• Given instruction:
All of the lines below are to be printed again exactly; images are excluded from the output.
◆ ◆ ◆
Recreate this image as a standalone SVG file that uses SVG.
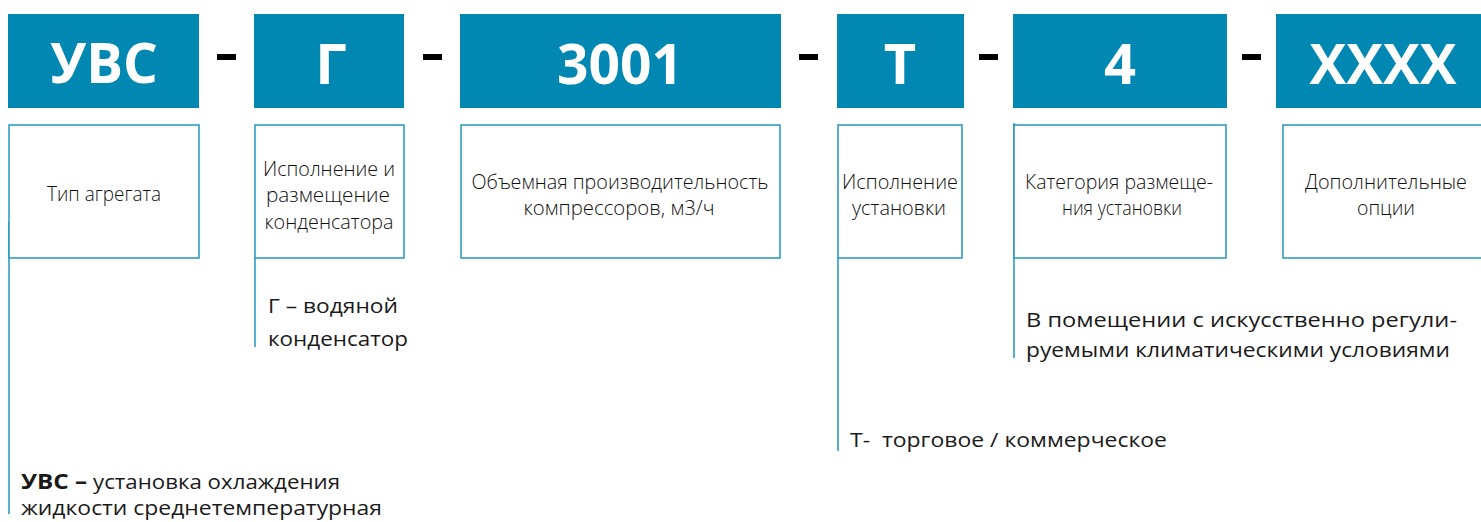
<svg xmlns="http://www.w3.org/2000/svg" width="1481" height="522" viewBox="0 0 1481 522">
<style>
.hdr{fill:#0088b2}
.hd{fill:#ffffff;font-family:"Open Sans","Noto Sans",sans-serif;font-weight:700;font-size:56px;text-anchor:middle}
.dash{fill:#000000}
.box{fill:#ffffff;stroke:#2596c3;stroke-width:1.5}
.lbl{fill:#111111;font-family:"Open Sans","Noto Sans",sans-serif;font-weight:300;font-size:20px;text-anchor:middle}
.note{fill:#1a1a1a;font-family:"Open Sans","Noto Sans",sans-serif;font-weight:400;font-size:20.5px}
.bold{font-weight:700}
.ln{stroke:#2596c3;stroke-width:1.5;fill:none}
</style>
<rect width="1481" height="522" fill="#ffffff"/>
<g id="connectors">
<line class="ln" x1="9" y1="222" x2="9" y2="514"/>
<line class="ln" x1="255" y1="258" x2="255" y2="347"/>
<line class="ln" x1="838" y1="258" x2="838" y2="451"/>
<line class="ln" x1="1014" y1="123" x2="1014" y2="358"/>
</g>
<g id="dashes">
<rect class="dash" x="217" y="54" width="19" height="6"/>
<rect class="dash" x="423" y="54" width="19" height="6"/>
<rect class="dash" x="799" y="54" width="19" height="6"/>
<rect class="dash" x="979" y="54" width="19" height="6"/>
<rect class="dash" x="1242" y="54" width="19" height="6"/>
</g>
<g id="code-uvs">
<rect class="hdr" x="8" y="14" width="191" height="94"/>
<text class="hd" x="104" y="83" textLength="108" lengthAdjust="spacingAndGlyphs">УВС</text>
</g>
<g id="code-g">
<rect class="hdr" x="254" y="14" width="150" height="94"/>
<text class="hd" x="331" y="84">Г</text>
</g>
<g id="code-3001">
<rect class="hdr" x="460" y="14" width="321" height="94"/>
<text class="hd" x="620" y="84" textLength="126" lengthAdjust="spacingAndGlyphs">3001</text>
</g>
<g id="code-t">
<rect class="hdr" x="837" y="14" width="127" height="94"/>
<text class="hd" x="900" y="84">Т</text>
</g>
<g id="code-4">
<rect class="hdr" x="1013" y="14" width="214" height="94"/>
<text class="hd" x="1120" y="84">4</text>
</g>
<g id="code-xxxx">
<rect class="hdr" x="1276" y="14" width="210" height="94"/>
<text class="hd" x="1383" y="84" textLength="147" lengthAdjust="spacingAndGlyphs">XXXX</text>
</g>
<g id="desc-type">
<rect class="box" x="9" y="125" width="190" height="133"/>
<text class="lbl" x="104" y="201" textLength="114" lengthAdjust="spacingAndGlyphs">Тип агрегата</text>
</g>
<g id="desc-condenser">
<rect class="box" x="255" y="125" width="149" height="133"/>
<text class="lbl" x="329" y="176" textLength="132" lengthAdjust="spacingAndGlyphs">Исполнение и</text>
<text class="lbl" x="328" y="202" textLength="124" lengthAdjust="spacingAndGlyphs">размещение</text>
<text class="lbl" x="329" y="229" textLength="129" lengthAdjust="spacingAndGlyphs">конденсатора</text>
</g>
<g id="desc-capacity">
<rect class="box" x="461" y="125" width="319" height="133"/>
<text class="lbl" x="620" y="189" textLength="297" lengthAdjust="spacingAndGlyphs">Объемная производительность</text>
<text class="lbl" x="619" y="215" textLength="191" lengthAdjust="spacingAndGlyphs">компрессоров, м3/ч</text>
</g>
<g id="desc-execution">
<rect class="box" x="838" y="125" width="124" height="133"/>
<text class="lbl" x="900" y="189" textLength="116" lengthAdjust="spacingAndGlyphs">Исполнение</text>
<text class="lbl" x="899" y="215" textLength="94" lengthAdjust="spacingAndGlyphs">установки</text>
</g>
<g id="desc-category">
<rect class="box" x="1014" y="125" width="212" height="133"/>
<text class="lbl" x="1119" y="189" textLength="188" lengthAdjust="spacingAndGlyphs">Категория размеще-</text>
<text class="lbl" x="1122" y="215" textLength="120" lengthAdjust="spacingAndGlyphs">ния установки</text>
</g>
<g id="desc-options">
<rect class="box" x="1283" y="125" width="205" height="133"/>
<text class="lbl" x="1386" y="189" textLength="162" lengthAdjust="spacingAndGlyphs">Дополнительные</text>
<text class="lbl" x="1386" y="215" textLength="58" lengthAdjust="spacingAndGlyphs">опции</text>
</g>
<g id="note-g">
<text class="note" x="268" y="313" textLength="130" lengthAdjust="spacingAndGlyphs">Г – водяной</text>
<text class="note" x="268" y="346" textLength="140" lengthAdjust="spacingAndGlyphs">конденсатор</text>
</g>
<g id="note-category">
<text class="note" x="1026" y="327" textLength="431" lengthAdjust="spacingAndGlyphs">В помещении с искусственно регули-</text>
<text class="note" x="1026" y="357" textLength="424" lengthAdjust="spacingAndGlyphs">руемыми климатическими условиями</text>
</g>
<g id="note-t">
<text class="note" x="850" y="447" textLength="317" lengthAdjust="spacingAndGlyphs">Т-&#160; торговое / коммерческое</text>
</g>
<g id="note-uvs">
<text class="note bold" x="21" y="489" textLength="66" lengthAdjust="spacingAndGlyphs">УВС –</text>
<text class="note" x="93" y="489" textLength="247" lengthAdjust="spacingAndGlyphs">установка охлаждения</text>
<text class="note" x="21" y="515" textLength="361" lengthAdjust="spacingAndGlyphs">жидкости среднетемпературная</text>
</g>
</svg>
◆ ◆ ◆
• The result:
Recreate this image as a standalone SVG file that uses SVG.
<svg xmlns="http://www.w3.org/2000/svg" width="1481" height="522" viewBox="0 0 1481 522">
<style>
.hdr{fill:#0088b2}
.hd{fill:#ffffff;font-family:"Open Sans","Noto Sans",sans-serif;font-weight:700;font-size:56px;text-anchor:middle}
.dash{fill:#000000}
.box{fill:#ffffff;stroke:#2596c3;stroke-width:1.5}
.lbl{fill:#111111;font-family:"Open Sans","Noto Sans",sans-serif;font-weight:300;font-size:20px;text-anchor:middle}
.note{fill:#1a1a1a;font-family:"Open Sans","Noto Sans",sans-serif;font-weight:400;font-size:20.5px}
.bold{font-weight:700}
.ln{stroke:#2596c3;stroke-width:1.5;fill:none}
</style>
<rect width="1481" height="522" fill="#ffffff"/>
<g id="connectors">
<line class="ln" x1="9" y1="222" x2="9" y2="514"/>
<line class="ln" x1="255" y1="258" x2="255" y2="347"/>
<line class="ln" x1="838" y1="258" x2="838" y2="451"/>
<line class="ln" x1="1014" y1="123" x2="1014" y2="358"/>
</g>
<g id="dashes">
<rect class="dash" x="217" y="54" width="19" height="6"/>
<rect class="dash" x="423" y="54" width="19" height="6"/>
<rect class="dash" x="799" y="54" width="19" height="6"/>
<rect class="dash" x="979" y="54" width="19" height="6"/>
<rect class="dash" x="1242" y="54" width="19" height="6"/>
</g>
<g id="code-uvs">
<rect class="hdr" x="8" y="14" width="191" height="94"/>
<text class="hd" x="104" y="83" textLength="108" lengthAdjust="spacingAndGlyphs">УВС</text>
</g>
<g id="code-g">
<rect class="hdr" x="254" y="14" width="150" height="94"/>
<text class="hd" x="331" y="84">Г</text>
</g>
<g id="code-3001">
<rect class="hdr" x="460" y="14" width="321" height="94"/>
<text class="hd" x="620" y="84" textLength="126" lengthAdjust="spacingAndGlyphs">3001</text>
</g>
<g id="code-t">
<rect class="hdr" x="837" y="14" width="127" height="94"/>
<text class="hd" x="900" y="84">Т</text>
</g>
<g id="code-4">
<rect class="hdr" x="1013" y="14" width="214" height="94"/>
<text class="hd" x="1120" y="84">4</text>
</g>
<g id="code-xxxx">
<rect class="hdr" x="1276" y="14" width="210" height="94"/>
<text class="hd" x="1383" y="84" textLength="147" lengthAdjust="spacingAndGlyphs">XXXX</text>
</g>
<g id="desc-type">
<rect class="box" x="9" y="125" width="190" height="133"/>
<text class="lbl" x="104" y="201" textLength="114" lengthAdjust="spacingAndGlyphs">Тип агрегата</text>
</g>
<g id="desc-condenser">
<rect class="box" x="255" y="125" width="149" height="133"/>
<text class="lbl" x="329" y="176" textLength="132" lengthAdjust="spacingAndGlyphs">Исполнение и</text>
<text class="lbl" x="328" y="202" textLength="124" lengthAdjust="spacingAndGlyphs">размещение</text>
<text class="lbl" x="329" y="229" textLength="129" lengthAdjust="spacingAndGlyphs">конденсатора</text>
</g>
<g id="desc-capacity">
<rect class="box" x="461" y="125" width="319" height="133"/>
<text class="lbl" x="620" y="189" textLength="297" lengthAdjust="spacingAndGlyphs">Объемная производительность</text>
<text class="lbl" x="619" y="215" textLength="191" lengthAdjust="spacingAndGlyphs">компрессоров, м3/ч</text>
</g>
<g id="desc-execution">
<rect class="box" x="838" y="125" width="124" height="133"/>
<text class="lbl" x="900" y="189" textLength="116" lengthAdjust="spacingAndGlyphs">Исполнение</text>
<text class="lbl" x="899" y="215" textLength="94" lengthAdjust="spacingAndGlyphs">установки</text>
</g>
<g id="desc-category">
<rect class="box" x="1014" y="125" width="212" height="133"/>
<text class="lbl" x="1119" y="189" textLength="188" lengthAdjust="spacingAndGlyphs">Категория размеще-</text>
<text class="lbl" x="1122" y="215" textLength="120" lengthAdjust="spacingAndGlyphs">ния установки</text>
</g>
<g id="desc-options">
<rect class="box" x="1283" y="125" width="205" height="133"/>
<text class="lbl" x="1386" y="189" textLength="162" lengthAdjust="spacingAndGlyphs">Дополнительные</text>
<text class="lbl" x="1386" y="215" textLength="58" lengthAdjust="spacingAndGlyphs">опции</text>
</g>
<g id="note-g">
<text class="note" x="268" y="313" textLength="130" lengthAdjust="spacingAndGlyphs">Г – водяной</text>
<text class="note" x="268" y="346" textLength="140" lengthAdjust="spacingAndGlyphs">конденсатор</text>
</g>
<g id="note-category">
<text class="note" x="1026" y="327" textLength="431" lengthAdjust="spacingAndGlyphs">В помещении с искусственно регули-</text>
<text class="note" x="1026" y="357" textLength="424" lengthAdjust="spacingAndGlyphs">руемыми климатическими условиями</text>
</g>
<g id="note-t">
<text class="note" x="850" y="447" textLength="317" lengthAdjust="spacingAndGlyphs">Т-&#160; торговое / коммерческое</text>
</g>
<g id="note-uvs">
<text class="note bold" x="21" y="489" textLength="66" lengthAdjust="spacingAndGlyphs">УВС –</text>
<text class="note" x="93" y="489" textLength="247" lengthAdjust="spacingAndGlyphs">установка охлаждения</text>
<text class="note" x="21" y="515" textLength="361" lengthAdjust="spacingAndGlyphs">жидкости среднетемпературная</text>
</g>
</svg>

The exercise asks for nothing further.